Sudden infant death syndrome (SIDS) is defined as the sudden death of an infant less than 1 year of age that remains unexplained after a complete autopsy and death scene investigation (1). Typically, SIDS is associated with a sleep period and with risk factors in the sleep environment — for example, prone/face-down sleep, bed sharing, soft bedding, and over-bundling (2-4). Despite national safe sleep campaigns, SIDS remains the leading cause of post-neonatal infant mortality in the United States, with an overall rate of 0.40 SIDS deaths per 1,000 live births (5).

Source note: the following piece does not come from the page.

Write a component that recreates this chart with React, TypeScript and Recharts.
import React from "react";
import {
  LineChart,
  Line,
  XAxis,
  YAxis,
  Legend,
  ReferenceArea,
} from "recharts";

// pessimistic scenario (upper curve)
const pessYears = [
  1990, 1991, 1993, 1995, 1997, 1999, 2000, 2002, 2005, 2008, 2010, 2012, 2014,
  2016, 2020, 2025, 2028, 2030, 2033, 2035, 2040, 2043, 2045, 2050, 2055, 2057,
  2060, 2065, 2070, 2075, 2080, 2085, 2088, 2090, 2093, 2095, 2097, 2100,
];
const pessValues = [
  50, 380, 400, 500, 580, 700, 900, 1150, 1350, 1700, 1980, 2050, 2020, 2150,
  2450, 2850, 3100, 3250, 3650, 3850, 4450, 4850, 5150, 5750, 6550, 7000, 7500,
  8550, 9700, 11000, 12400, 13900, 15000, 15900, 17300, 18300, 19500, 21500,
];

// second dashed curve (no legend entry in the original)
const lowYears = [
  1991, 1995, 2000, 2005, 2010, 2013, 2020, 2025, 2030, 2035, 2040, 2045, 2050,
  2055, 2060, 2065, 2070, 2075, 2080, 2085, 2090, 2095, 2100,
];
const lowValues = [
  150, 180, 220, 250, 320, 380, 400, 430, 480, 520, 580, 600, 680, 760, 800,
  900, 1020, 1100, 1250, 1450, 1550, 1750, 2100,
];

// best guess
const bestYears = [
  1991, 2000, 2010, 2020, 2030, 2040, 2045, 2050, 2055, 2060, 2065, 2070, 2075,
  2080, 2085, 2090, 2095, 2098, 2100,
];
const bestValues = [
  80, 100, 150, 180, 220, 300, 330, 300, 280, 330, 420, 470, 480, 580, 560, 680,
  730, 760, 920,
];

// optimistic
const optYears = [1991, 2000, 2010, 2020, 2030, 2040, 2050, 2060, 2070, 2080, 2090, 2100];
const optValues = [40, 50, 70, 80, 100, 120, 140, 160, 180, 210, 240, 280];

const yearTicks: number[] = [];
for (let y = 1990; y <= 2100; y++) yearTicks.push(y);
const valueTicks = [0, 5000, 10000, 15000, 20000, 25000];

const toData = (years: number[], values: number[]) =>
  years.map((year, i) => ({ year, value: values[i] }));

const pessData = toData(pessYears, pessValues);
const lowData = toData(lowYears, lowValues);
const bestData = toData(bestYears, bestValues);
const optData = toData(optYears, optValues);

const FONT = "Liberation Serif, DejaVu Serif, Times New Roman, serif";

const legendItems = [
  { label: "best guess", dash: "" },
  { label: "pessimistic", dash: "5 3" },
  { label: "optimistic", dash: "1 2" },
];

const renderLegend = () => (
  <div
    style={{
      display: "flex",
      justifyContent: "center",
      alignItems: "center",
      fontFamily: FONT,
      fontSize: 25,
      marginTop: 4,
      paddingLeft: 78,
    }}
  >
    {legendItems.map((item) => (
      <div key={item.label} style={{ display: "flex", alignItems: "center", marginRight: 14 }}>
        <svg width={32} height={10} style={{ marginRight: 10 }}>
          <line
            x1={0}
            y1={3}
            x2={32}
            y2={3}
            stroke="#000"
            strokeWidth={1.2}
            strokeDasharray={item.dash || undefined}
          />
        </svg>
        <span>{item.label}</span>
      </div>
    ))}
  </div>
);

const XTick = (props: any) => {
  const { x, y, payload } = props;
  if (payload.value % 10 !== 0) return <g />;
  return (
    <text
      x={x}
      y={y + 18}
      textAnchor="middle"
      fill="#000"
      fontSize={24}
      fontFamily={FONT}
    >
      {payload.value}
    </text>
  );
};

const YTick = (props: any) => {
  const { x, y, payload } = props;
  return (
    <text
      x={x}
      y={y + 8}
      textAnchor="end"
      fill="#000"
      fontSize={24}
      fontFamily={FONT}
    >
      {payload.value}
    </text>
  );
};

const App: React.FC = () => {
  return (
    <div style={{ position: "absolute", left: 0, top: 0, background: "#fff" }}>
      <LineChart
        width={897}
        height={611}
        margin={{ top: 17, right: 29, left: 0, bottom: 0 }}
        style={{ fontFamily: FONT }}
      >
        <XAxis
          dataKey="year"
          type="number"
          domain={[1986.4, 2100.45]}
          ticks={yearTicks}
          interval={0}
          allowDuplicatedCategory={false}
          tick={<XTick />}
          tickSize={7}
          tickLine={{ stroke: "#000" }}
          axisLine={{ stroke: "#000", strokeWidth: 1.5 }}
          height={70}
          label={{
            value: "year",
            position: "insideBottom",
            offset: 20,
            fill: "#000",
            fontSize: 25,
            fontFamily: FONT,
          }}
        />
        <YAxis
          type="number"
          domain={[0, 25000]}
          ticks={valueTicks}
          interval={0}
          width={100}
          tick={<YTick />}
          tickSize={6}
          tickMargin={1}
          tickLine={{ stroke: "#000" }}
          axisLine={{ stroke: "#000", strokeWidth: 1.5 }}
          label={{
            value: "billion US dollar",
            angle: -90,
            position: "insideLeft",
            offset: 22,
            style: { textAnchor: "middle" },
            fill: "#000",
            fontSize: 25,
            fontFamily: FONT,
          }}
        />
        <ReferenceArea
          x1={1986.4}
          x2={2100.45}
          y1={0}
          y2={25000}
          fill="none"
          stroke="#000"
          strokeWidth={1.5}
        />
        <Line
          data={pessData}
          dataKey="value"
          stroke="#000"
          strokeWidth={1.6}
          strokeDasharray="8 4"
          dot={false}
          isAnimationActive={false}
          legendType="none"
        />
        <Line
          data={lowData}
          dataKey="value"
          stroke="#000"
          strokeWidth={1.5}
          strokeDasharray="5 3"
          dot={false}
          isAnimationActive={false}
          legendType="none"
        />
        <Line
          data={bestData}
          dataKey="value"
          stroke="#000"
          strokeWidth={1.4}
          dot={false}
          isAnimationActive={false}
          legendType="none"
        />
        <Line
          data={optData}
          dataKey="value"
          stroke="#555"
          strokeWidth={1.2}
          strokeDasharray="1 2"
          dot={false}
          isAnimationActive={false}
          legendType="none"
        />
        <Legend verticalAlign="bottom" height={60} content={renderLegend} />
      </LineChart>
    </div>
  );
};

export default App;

SIDS is a complex heterogeneous disorder that presents in seemingly healthy infants as death — sudden and unexplained. For the family, it comes without warning, devastating all of those in and surrounding the family. For the medical examiner, it comes with the challenge of distinguishing the SIDS death from other sudden and unexpected deaths in infancy, those associated with accidental asphyxia (e.g. accidental suffocation while bed sharing), unidentified infection, or trauma. An ultimate goal in SIDS research is to identify specific biomarkers of SIDS risk which can be used to prevent a SIDS death from occurring (via successful intervention), thus alleviating the burden to the family; or, if the death does occur, to identify a readily accessible biomarker of SIDS death, thus alleviating the burden of the medical examiner adjudicating the death. In this chapter we will address the concept of biomarkers of SIDS, biomarkers of a SIDS death, and biomarkers of SIDS risk.

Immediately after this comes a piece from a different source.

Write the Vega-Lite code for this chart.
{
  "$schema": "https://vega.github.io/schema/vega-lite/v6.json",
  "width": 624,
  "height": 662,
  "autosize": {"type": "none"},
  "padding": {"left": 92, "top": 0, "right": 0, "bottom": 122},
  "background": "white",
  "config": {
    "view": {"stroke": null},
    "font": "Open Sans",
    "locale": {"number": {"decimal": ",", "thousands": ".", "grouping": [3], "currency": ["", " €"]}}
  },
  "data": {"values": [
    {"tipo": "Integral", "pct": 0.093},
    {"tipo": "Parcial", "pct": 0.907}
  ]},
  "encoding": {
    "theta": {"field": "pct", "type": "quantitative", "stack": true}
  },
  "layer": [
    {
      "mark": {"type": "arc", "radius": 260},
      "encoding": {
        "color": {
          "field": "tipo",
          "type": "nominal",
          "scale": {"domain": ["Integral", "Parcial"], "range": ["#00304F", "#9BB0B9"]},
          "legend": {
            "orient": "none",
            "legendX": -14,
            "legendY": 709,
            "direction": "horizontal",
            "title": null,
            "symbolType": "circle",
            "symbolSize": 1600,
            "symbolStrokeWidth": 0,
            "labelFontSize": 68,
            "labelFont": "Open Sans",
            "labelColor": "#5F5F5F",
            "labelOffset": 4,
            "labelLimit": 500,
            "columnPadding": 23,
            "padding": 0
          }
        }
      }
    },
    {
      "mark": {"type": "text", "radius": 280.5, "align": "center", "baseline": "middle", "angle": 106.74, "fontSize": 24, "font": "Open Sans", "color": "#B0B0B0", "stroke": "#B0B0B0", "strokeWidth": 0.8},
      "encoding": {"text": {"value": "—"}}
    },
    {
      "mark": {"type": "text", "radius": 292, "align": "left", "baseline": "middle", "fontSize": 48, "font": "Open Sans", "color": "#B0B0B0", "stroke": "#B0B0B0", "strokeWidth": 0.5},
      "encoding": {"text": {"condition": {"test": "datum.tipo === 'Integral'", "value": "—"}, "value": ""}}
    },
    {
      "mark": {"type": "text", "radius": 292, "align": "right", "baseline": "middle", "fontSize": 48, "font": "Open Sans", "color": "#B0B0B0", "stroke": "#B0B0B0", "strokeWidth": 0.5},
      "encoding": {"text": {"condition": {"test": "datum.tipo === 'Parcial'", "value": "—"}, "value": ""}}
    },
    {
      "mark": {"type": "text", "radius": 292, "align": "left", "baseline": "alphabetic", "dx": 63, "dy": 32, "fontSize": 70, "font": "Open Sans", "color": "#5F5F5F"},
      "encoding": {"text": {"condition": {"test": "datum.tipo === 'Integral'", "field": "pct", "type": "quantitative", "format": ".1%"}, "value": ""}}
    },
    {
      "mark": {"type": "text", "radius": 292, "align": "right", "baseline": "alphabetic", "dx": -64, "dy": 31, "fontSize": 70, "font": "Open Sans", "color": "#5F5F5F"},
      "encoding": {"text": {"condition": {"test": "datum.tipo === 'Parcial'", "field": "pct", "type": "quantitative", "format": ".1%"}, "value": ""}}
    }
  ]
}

Biomarkers, defined as objective indicators of a pathologic process, medical condition, or medical state, can be presented in many different forms or types of measurements. They can be biochemical biomarkers with a distinct signature of a single metabolite or group of metabolites specific to a disease process, genomic biomarkers defined as a DNA or RNA characteristic associated with a pathogenic process, or biomarkers which utilize physiological tests (e.g. heart rate and blood pressure) to identify or predict a disease state or disease risk. There have been several studies reporting physiological biomarkers (apnea, cardiac rate abnormalities, and arousal deficits) in infants who subsequently died of SIDS (6-10). Likewise, there have been genetic studies reporting on the potential association of genetic alterations with SIDS death (11-25).